The Fourier transform of a periodic signal is zero everywhere except at integer multiples of the fundamental frequency. Using the Dirac delta impulse, it is straightforward to derive it from the Fourier series. Let $x(t)$ be a $T$-periodic function with Fourier coefficients $c_k$:
$$x(t)=\sum_{k=-\infty}^{\infty}c_ke^{jk\omega_0 t},\quad \omega_0=\frac{2\pi}{T}\tag{1}$$
With
$$\mathcal{F}\big\{e^{j\omega_0t}\big\}=2\pi\delta(\omega-\omega_0)\tag{2}$$
we get from $(1)$ and $(2)$
$$X(j\omega)=\mathcal{F}\big\{x(t)\big\}=2\pi\sum_{k=-\infty}^{\infty}c_k\delta(\omega-k\omega_0)\tag{3}$$
Reacting to a comment about the Laplace transform, it's important to realize that the Laplace transform of a truly periodic function doesn't exist. E.g., there is no Laplace transform of $\sin(\omega_0t)$ or $\cos(\omega_0t)$. If a Laplace transform table says otherwise, then what they really mean is the Laplace transform of $\sin(\omega_0t)u(t)$ or $\cos(\omega_0t)u(t)$, where $u(t)$ is the unit step function. These functions are not periodic because they are zero for $t<0$.

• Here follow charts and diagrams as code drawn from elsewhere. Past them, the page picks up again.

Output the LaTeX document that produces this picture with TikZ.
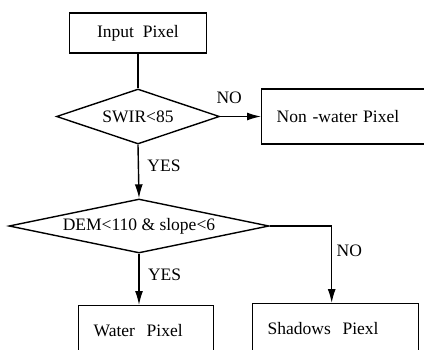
\documentclass[tikz,border=0pt]{standalone}
\usepackage{fontspec}
\setmainfont{Liberation Serif}
\usetikzlibrary{positioning, arrows.meta, shapes.geometric}
\tikzset{
  procbox/.style={draw, line width=1.4pt, minimum height=40pt, inner sep=0pt,
                  font=\fontsize{17.5}{20}\selectfont},
  decision/.style={draw, diamond, line width=1.4pt, inner sep=0pt,
                   font=\fontsize{17.5}{20}\selectfont},
  flowline/.style={line width=1.4pt},
  flowarrow/.style={-{Latex[length=14pt, width=8pt]}, line width=1.4pt},
  lbl/.style={font=\fontsize{17.5}{20}\selectfont}
}

\begin{document}
\begin{tikzpicture}[x=1pt, y=-1pt]
    \useasboundingbox (0,0) rectangle (424,349);
    \clip (0,0) rectangle (424,349);
    \node[procbox, minimum width=137pt] (inpix) at (138, 33) {Input\ \ Pixel};
    \node[decision, aspect=2.96, minimum width=163pt, minimum height=55pt] (swir) at (138, 116.5) {SWIR<85};
    \node[procbox, minimum height=55pt, text width=155pt, align=left, inner xsep=15pt, anchor=west] (nonwat) at (261, 116.5) {Non -water Pixel};
    \node[decision, aspect=4.8, minimum width=260pt, minimum height=54pt] (demsl) at (139, 226) {DEM<110 \& slope<6};
    \node[procbox, minimum height=50pt, text width=105pt, align=left, inner xsep=15pt, anchor=north west] (water) at (78, 305) {Water\ \ Pixel};
    \node[procbox, minimum height=50pt, text width=136pt, align=left, inner xsep=15pt, anchor=north west] (shadow) at (252, 303) {Shadows\ \ Piexl};
    \draw[flowline] (inpix.south) -- (inpix.south |- swir.north);
    \draw[flowarrow] (swir.east) -- node[lbl, pos=0.22, above=9pt] {NO} (nonwat.west);
    \draw[flowarrow] (swir.south) -- node[lbl, pos=0.4, right=5pt] {YES} (demsl.north);
    \draw[flowarrow] (demsl.south) -- node[lbl, pos=0.42, right=5pt] {YES} (demsl.south |- water.north);
    \draw[flowarrow] (demsl.east) -| node[lbl, pos=0.66, right=1pt] {NO} ([xshift=-4pt]shadow.north);
\end{tikzpicture}
\end{document}
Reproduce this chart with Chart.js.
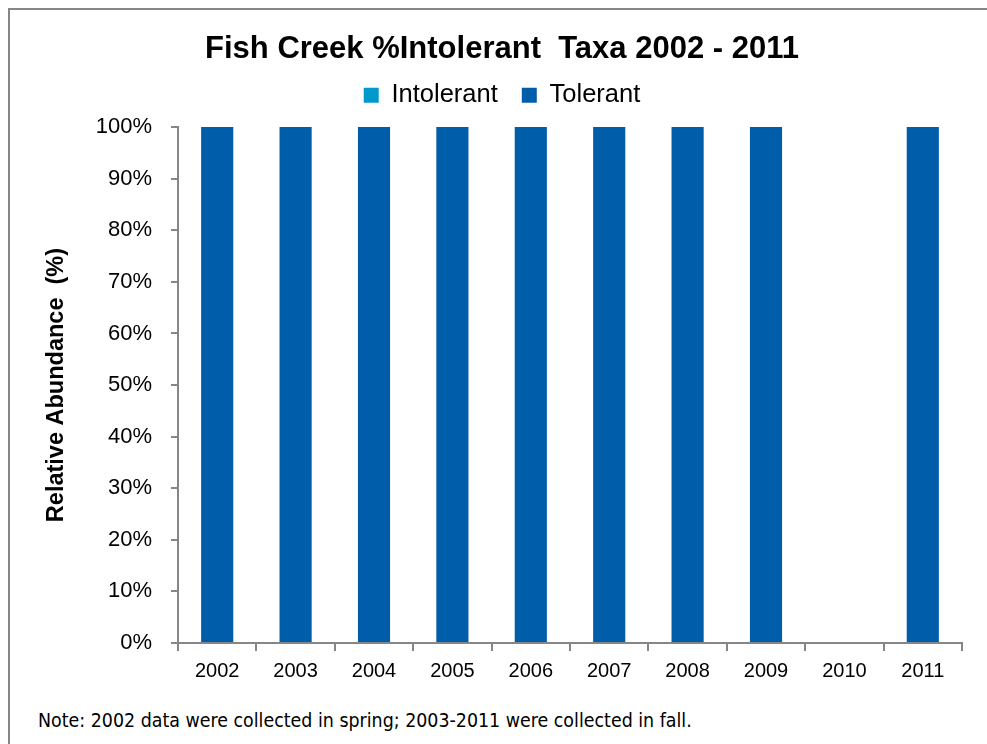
<!DOCTYPE html>
<html>
<head>
<meta charset="utf-8">
<script src="https://cdn.jsdelivr.net/npm/chart.js@4"></script>
<style>
    html, body { margin: 0; padding: 0; background: #fff; overflow: hidden; }
    #wrap { position: relative; width: 987px; height: 744px; }
    #frame {
        position: absolute; left: 8px; top: 8px; width: 1000px; height: 760px;
        border-left: 2px solid #868686; border-top: 2px solid #868686;
    }
    #chart { position: absolute; left: 0; top: 0; }
    #note {
        position: absolute; left: 38px; top: 709px;
        font-family: "DejaVu Sans Condensed", sans-serif;
        font-size: 19.4px; color: #000; white-space: nowrap;
    }
</style>
</head>
<body>
<div id="wrap">
    <div id="frame"></div>
    <canvas id="chart" width="987" height="700"></canvas>
    <div id="note">Note: 2002 data were collected in spring; 2003-2011 were collected in fall.</div>
</div>
<script>
// Sampling years and relative abundance (%) of each tolerance group
const years = ['2002', '2003', '2004', '2005', '2006', '2007', '2008', '2009', '2010', '2011'];
const intolerant = [0, 0, 0, 0, 0, 0, 0, 0, 0, 0];
const tolerant = [100, 100, 100, 100, 100, 100, 100, 100, null, 100];
const yTicks = [0, 10, 20, 30, 40, 50, 60, 70, 80, 90, 100];

const colors = {
    intolerant: '#0099CC',
    tolerant: '#005DAA',
    axis: '#868686'
};

const font = 'Liberation Sans, Arial, sans-serif';

// Extra space between the legend row and the plot area
const legendGap = {
    id: 'legendGap',
    beforeLayout(chart) {
        const lg = chart.legend;
        if (lg && !lg._gapPatched) {
            const fit = lg.fit;
            lg.fit = function () {
                fit.call(this);
                this.height += 9;
            };
            lg._gapPatched = true;
        }
    }
};

new Chart(document.getElementById('chart'), {
    type: 'bar',
    data: {
        labels: years,
        datasets: [
            {
                label: 'Intolerant',
                data: intolerant,
                backgroundColor: colors.intolerant,
                barPercentage: 0.41,
                categoryPercentage: 1
            },
            {
                label: 'Tolerant',
                data: tolerant,
                backgroundColor: colors.tolerant,
                barPercentage: 0.41,
                categoryPercentage: 1
            }
        ]
    },
    options: {
        responsive: false,
        animation: false,
        layout: {
            padding: { left: 42, right: 25, top: 0, bottom: 0 }
        },
        plugins: {
            title: {
                display: true,
                text: 'Fish Creek %Intolerant  Taxa 2002 - 2011',
                color: '#000',
                font: { family: font, size: 31, weight: 'bold', lineHeight: 0.6 },
                padding: { top: 40, bottom: 0 }
            },
            legend: {
                display: true,
                position: 'top',
                labels: {
                    color: '#000',
                    font: { family: font, size: 25.5 },
                    boxWidth: 15,
                    boxHeight: 15,
                    padding: 24
                }
            },
            tooltip: { enabled: false }
        },
        scales: {
            x: {
                stacked: true,
                border: { color: colors.axis, width: 2 },
                grid: {
                    offset: true,
                    drawOnChartArea: false,
                    drawTicks: true,
                    tickLength: 8,
                    color: colors.axis,
                    lineWidth: 2
                },
                ticks: {
                    color: '#000',
                    font: { family: font, size: 20 },
                    padding: 8
                },
                afterFit: (axis) => { axis.height = 57; }
            },
            y: {
                stacked: true,
                min: 0,
                max: 100,
                border: { color: colors.axis, width: 2 },
                grid: {
                    drawOnChartArea: false,
                    drawTicks: true,
                    tickLength: 7,
                    color: colors.axis,
                    lineWidth: 2
                },
                afterBuildTicks: (axis) => {
                    axis.ticks = yTicks.map(v => ({ value: v }));
                },
                ticks: {
                    color: '#000',
                    font: { family: font, size: 22 },
                    padding: 19,
                    callback: (value) => value + '%'
                },
                title: {
                    display: true,
                    text: 'Relative Abundance  (%)',
                    color: '#000',
                    font: { family: font, size: 23.5, weight: 'bold' },
                    padding: 0
                },
                afterFit: (axis) => { axis.width = 136; }
            }
        }
    },
    plugins: [legendGap]
});
</script>
</body>
</html>
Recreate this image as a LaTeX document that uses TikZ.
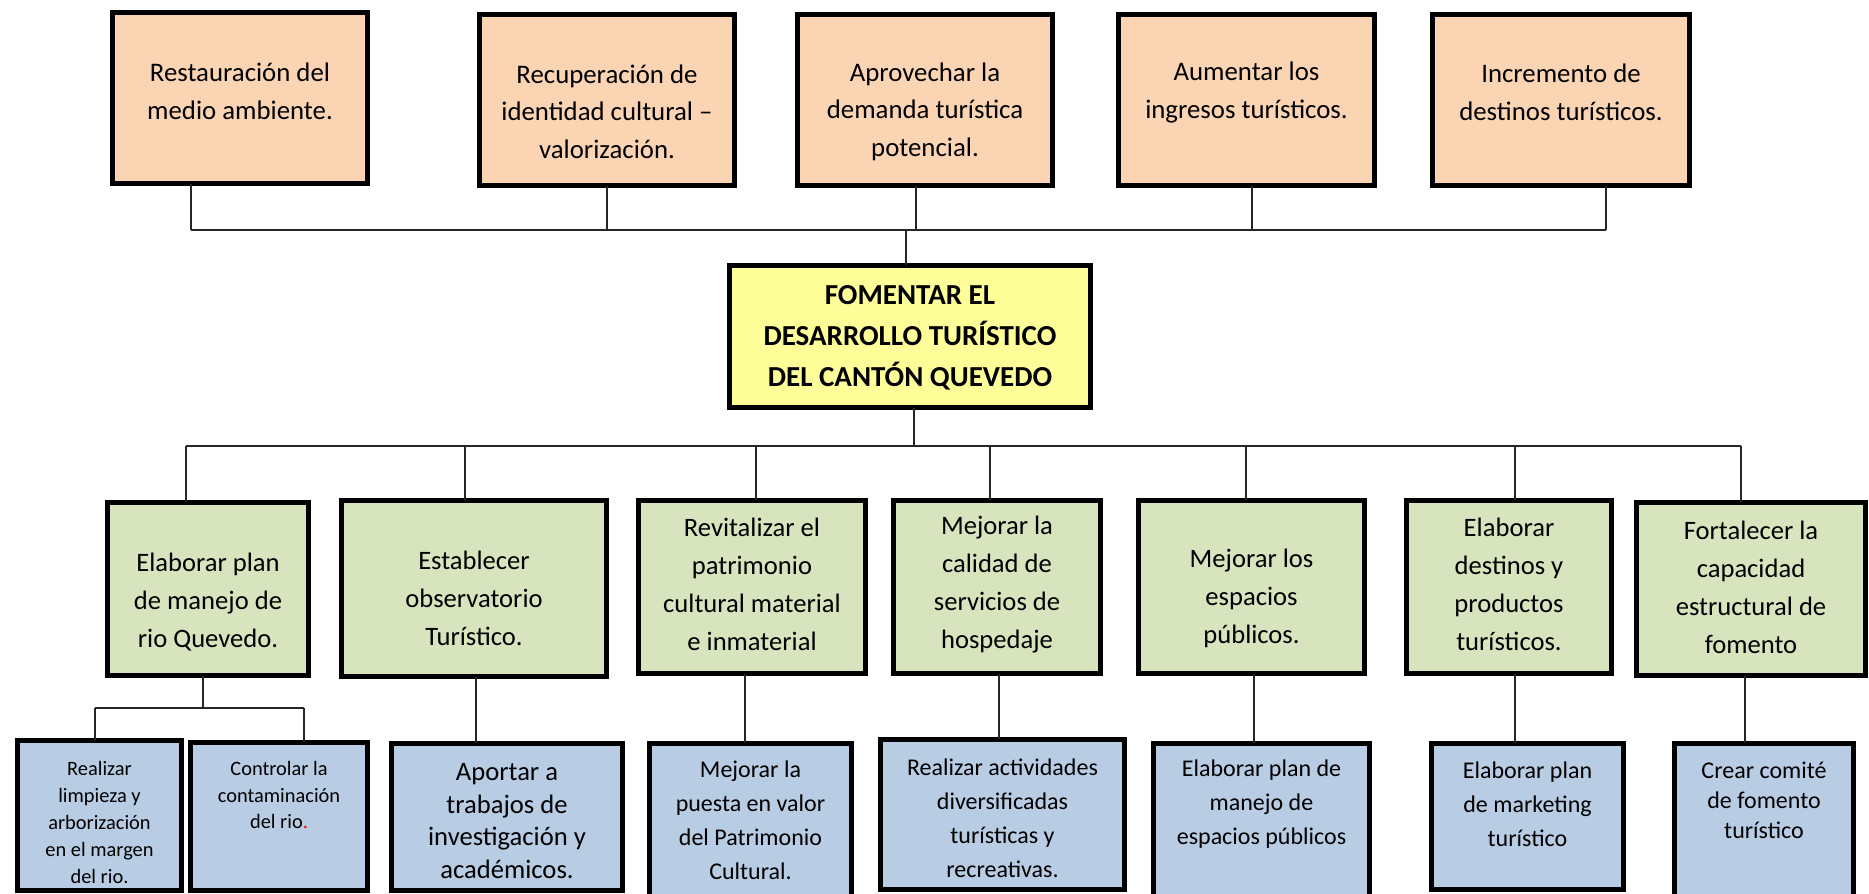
\documentclass[tikz,border=0pt]{standalone}
\usepackage{fontspec}
\setmainfont{Carlito}
\definecolor{peach}{RGB}{251,212,180}
\definecolor{lemon}{RGB}{255,255,153}
\definecolor{olivefill}{RGB}{215,228,189}
\definecolor{skyfill}{RGB}{184,204,228}
\tikzset{
  boxbase/.style={draw=black, line width=2.35pt, inner sep=0pt, outer sep=0pt, rectangle},
  topbox/.style={boxbase, fill=peach},
  mainbox/.style={boxbase, fill=lemon},
  greenbox/.style={boxbase, fill=olivefill},
  bluebox/.style={boxbase, fill=skyfill},
  wire/.style={line width=0.7pt, black!85},
  txt/.style={align=center, inner sep=0pt},
  topfont/.style={txt, font=\fontsize{13.4}{18.8}\selectfont},
  mainfont/.style={txt, font=\bfseries\fontsize{14.5}{20.5}\selectfont},
  greenfont/.style={txt, font=\fontsize{13.3}{19}\selectfont},
  smallfont/.style={txt, font=\fontsize{10.2}{13.4}\selectfont},
  bigbluefont/.style={txt, font=\fontsize{13.3}{16.4}\selectfont},
  bluefont/.style={txt, font=\fontsize{12}{17}\selectfont},
  tightbluefont/.style={txt, font=\fontsize{12}{15}\selectfont},
}
% name, x1, y1, x2, y2, box style, text centre y, text style, text
\newcommand\bx[9]{%
  \node[#6, minimum width={(#4-#2-4.7)*0.5pt}, minimum height={(#5-#3-4.7)*0.5pt}] (#1) at ({(#2+#4)/2},{(#3+#5)/2}) {};
  \node[#8] (#1t) at ({(#2+#4)/2},#7) {#9};
}
\begin{document}
\begin{tikzpicture}[x=0.5pt,y=-0.5pt]
\useasboundingbox (0,0) rectangle (1869,894);
\clip (0,0) rectangle (1869,894);
% top row
\bx{T1}{110}{10}{370}{186}{topbox}{91}{topfont}{Restauración del\\medio ambiente.}
\bx{T2}{477}{12}{737}{188}{topbox}{111.5}{topfont}{Recuperación de\\identidad cultural --\\valorización.}
\bx{T3}{795}{12}{1055}{188}{topbox}{111.5}{topfont}{Aprovechar la\\demanda turística\\potencial.}
\bx{T4}{1116}{12}{1377}{188}{topbox}{92.5}{topfont}{Aumentar los\\ingresos turísticos.}
\bx{T5}{1430}{12}{1692}{188}{topbox}{92.5}{topfont}{Incremento de\\destinos turísticos.}
% centre
\bx{C}{727}{263}{1093}{410}{mainbox}{338}{mainfont}{FOMENTAR EL\\DESARROLLO TURÍSTICO\\DEL CANTÓN QUEVEDO}
% green row
\bx{G1}{105}{500}{311}{678}{greenbox}{602}{greenfont}{Elaborar plan\\de manejo de\\rio Quevedo.}
\bx{G2}{339}{498}{609}{679}{greenbox}{598.5}{greenfont}{Establecer\\observatorio\\Turístico.}
\bx{G3}{636}{498}{868}{676}{greenbox}{584.5}{greenfont}{Revitalizar el\\patrimonio\\cultural material\\e inmaterial}
\bx{G4}{891}{498}{1103}{676}{greenbox}{584.5}{greenfont}{Mejorar la\\calidad de\\servicios de\\hospedaje}
\bx{G5}{1136}{498}{1367}{676}{greenbox}{598.5}{greenfont}{Mejorar los\\espacios\\públicos.}
\bx{G6}{1404}{498}{1614}{676}{greenbox}{584.5}{greenfont}{Elaborar\\destinos y\\productos\\turísticos.}
\bx{G7}{1634}{500}{1868}{678}{greenbox}{587.5}{greenfont}{Fortalecer la\\capacidad\\estructural de\\fomento}
% blue row
\bx{B1a}{15}{738}{184}{893}{bluebox}{822.5}{smallfont}{Realizar\\limpieza y\\arborización\\en el margen\\del rio.}
\bx{B1b}{188}{740}{370}{893}{bluebox}{795}{smallfont}{Controlar la\\contaminación\\del rio\textcolor{red}{.}}
\bx{B2}{389}{741}{625}{893}{bluebox}{821}{bigbluefont}{Aportar a\\trabajos de\\investigación y\\académicos.}
\bx{B3}{647}{741}{854}{900}{bluebox}{820}{bluefont}{Mejorar la\\puesta en valor\\del Patrimonio\\Cultural.}
\bx{B4}{878}{737}{1127}{892}{bluebox}{818}{bluefont}{Realizar actividades\\diversificadas\\turísticas y\\recreativas.}
\bx{B5}{1151}{741}{1372}{900}{bluebox}{804}{bluefont}{Elaborar plan de\\manejo de\\espacios públicos}
\bx{B6}{1429}{741}{1626}{892}{bluebox}{804}{bluefont}{Elaborar plan\\de marketing\\turístico}
\bx{B7}{1672}{741}{1856}{900}{bluebox}{800}{tightbluefont}{Crear comité\\de fomento\\turístico}
% top connectors
\coordinate (hA) at (191,230);
\coordinate (hB) at (607,230);
\coordinate (hM) at (916,230);
\coordinate (hD) at (1252,230);
\coordinate (hE) at (1606,230);
\coordinate (hC) at (906,230);
\draw[wire] (hA) -- (hE);
\draw[wire] (T1.south -| hA) -- (hA);
\draw[wire] (T2.south -| hB) -- (hB);
\draw[wire] (T3.south -| hM) -- (hM);
\draw[wire] (T4.south -| hD) -- (hD);
\draw[wire] (T5.south -| hE) -- (hE);
\draw[wire] (hC) -- (C.north -| hC);
% lower connectors
\coordinate (lC) at (914,446);
\coordinate (l1) at (186,446);
\coordinate (l2) at (465,446);
\coordinate (l3) at (756,446);
\coordinate (l4) at (990,446);
\coordinate (l5) at (1246,446);
\coordinate (l6) at (1515,446);
\coordinate (l7) at (1741,446);
\draw[wire] (C.south -| lC) -- (lC);
\draw[wire] (l1) -- (l7);
\foreach \i in {1,...,7} {\draw[wire] (l\i) -- (G\i.north -| l\i);}
% G1 split
\coordinate (s0) at (203,708);
\coordinate (s1) at (95,708);
\coordinate (s2) at (304,708);
\draw[wire] (G1.south -| s0) -- (s0);
\draw[wire] (s1) -- (s2);
\draw[wire] (s1) -- (B1a.north -| s1);
\draw[wire] (s2) -- (B1b.north -| s2);
% single children
\coordinate (v2) at (476,700);
\coordinate (v3) at (745,700);
\coordinate (v4) at (999,700);
\coordinate (v5) at (1254,700);
\coordinate (v6) at (1515,700);
\coordinate (v7) at (1745,700);
\foreach \i in {2,...,7} {\draw[wire] (G\i.south -| v\i) -- (B\i.north -| v\i);}
\end{tikzpicture}
\end{document}
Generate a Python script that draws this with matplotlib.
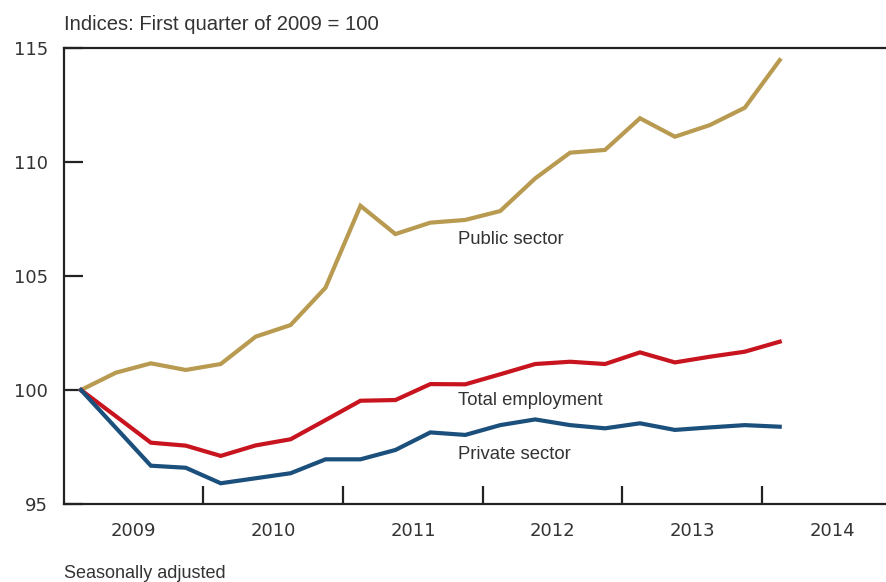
import matplotlib.pyplot as plt
import numpy as np

# Quarterly employment indices, 2009 Q1 to 2014 Q1 (2009 Q1 = 100)
quarters = ['2009Q1', '2009Q2', '2009Q3', '2009Q4',
            '2010Q1', '2010Q2', '2010Q3', '2010Q4',
            '2011Q1', '2011Q2', '2011Q3', '2011Q4',
            '2012Q1', '2012Q2', '2012Q3', '2012Q4',
            '2013Q1', '2013Q2', '2013Q3', '2013Q4',
            '2014Q1']
public_sector = [100.0, 100.76, 101.17, 100.88, 101.14, 102.34, 102.85, 104.49,
                 108.08, 106.84, 107.34, 107.46, 107.85, 109.28, 110.41, 110.53,
                 111.92, 111.11, 111.62, 112.38, 114.47]
total_employment = [100.0, 98.85, 97.69, 97.56, 97.11, 97.57, 97.84, 98.68,
                    99.53, 99.56, 100.26, 100.25, 100.69, 101.14, 101.24, 101.14,
                    101.65, 101.21, 101.46, 101.68, 102.12]
private_sector = [100.0, 98.34, 96.68, 96.59, 95.91, 96.13, 96.35, 96.96,
                  96.96, 97.37, 98.14, 98.03, 98.46, 98.71, 98.46, 98.32,
                  98.54, 98.25, 98.36, 98.46, 98.39]
years = [2009, 2010, 2011, 2012, 2013, 2014]
y_ticks = [95, 100, 105, 110, 115]

# place each quarter at the middle of its slot on a year axis
x = np.array([int(q[:4]) + (int(q[-1]) - 0.5) / 4 for q in quarters])

GOLD = '#b89a50'
RED = '#c8141e'
BLUE = '#1b4f7c'
TEXT = '#333333'
AXIS = '#222222'

plt.rcParams['font.family'] = ['Liberation Sans', 'DejaVu Sans']
NUM_FONT = 'DejaVu Sans'

fig = plt.figure(figsize=(8.87, 5.82), dpi=100)
ax = fig.add_axes([0.0716, 0.134, 0.9453, 0.7835])

ax.plot(x, public_sector, color=GOLD, linewidth=3.0, solid_joinstyle='miter')
ax.plot(x, total_employment, color=RED, linewidth=3.0, solid_joinstyle='miter')
ax.plot(x, private_sector, color=BLUE, linewidth=3.0, solid_joinstyle='miter')

ax.set_xlim(2009, 2015)
ax.set_ylim(95, 115)

# year boundaries as inward ticks, year names centred between them
ax.set_xticks(years[1:])
ax.set_xticklabels([])
ax.set_xticks([yr + 0.5 for yr in years], minor=True)
ax.set_xticklabels([str(yr) for yr in years], minor=True,
                   fontfamily=NUM_FONT, fontsize=13, color=TEXT)
ax.tick_params(axis='x', which='major', direction='in', length=13,
               width=1.6, color=AXIS)
ax.tick_params(axis='x', which='minor', length=0, pad=13)

ax.set_yticks(y_ticks)
ax.set_yticklabels([str(v) for v in y_ticks],
                   fontfamily=NUM_FONT, fontsize=13, color=TEXT)
ax.tick_params(axis='y', direction='in', length=14, width=1.6, color=AXIS,
               pad=11)

for side in ['left', 'top', 'bottom']:
    ax.spines[side].set_linewidth(1.6)
    ax.spines[side].set_color(AXIS)
ax.spines['right'].set_visible(False)

# series labels inside the plot
label_style = dict(fontsize=13.3, color=TEXT, va='center', ha='left')
ax.text(2011.82, 106.62, 'Public sector', **label_style)
ax.text(2011.82, 99.52, 'Total employment', **label_style)
ax.text(2011.82, 97.17, 'Private sector', **label_style)

fig.text(64 / 887, 1 - 24 / 582, 'Indices: First quarter of 2009 = 100',
         fontsize=14.6, color=TEXT, ha='left', va='center')
fig.text(64 / 887, 1 - 574 / 582, 'Seasonally adjusted',
         fontsize=13, color=TEXT, ha='left', va='center')

fig.savefig('out.png', dpi=100)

The Laplace transform of such a pseudo-periodic function satisfying $f(t+T)=f(t)$ for $T>0$ and $t>0$ is given by
$$F(s)=\frac{F_0(s)}{1-e^{-sT}}\tag{4}$$
where $F_0(s)$ is the Laplace transform of one period of $f(t)$ in the interval $[0,T]$:
$$F_0(s)=\int_0^Tf(t)e^{-st}dt\tag{5}$$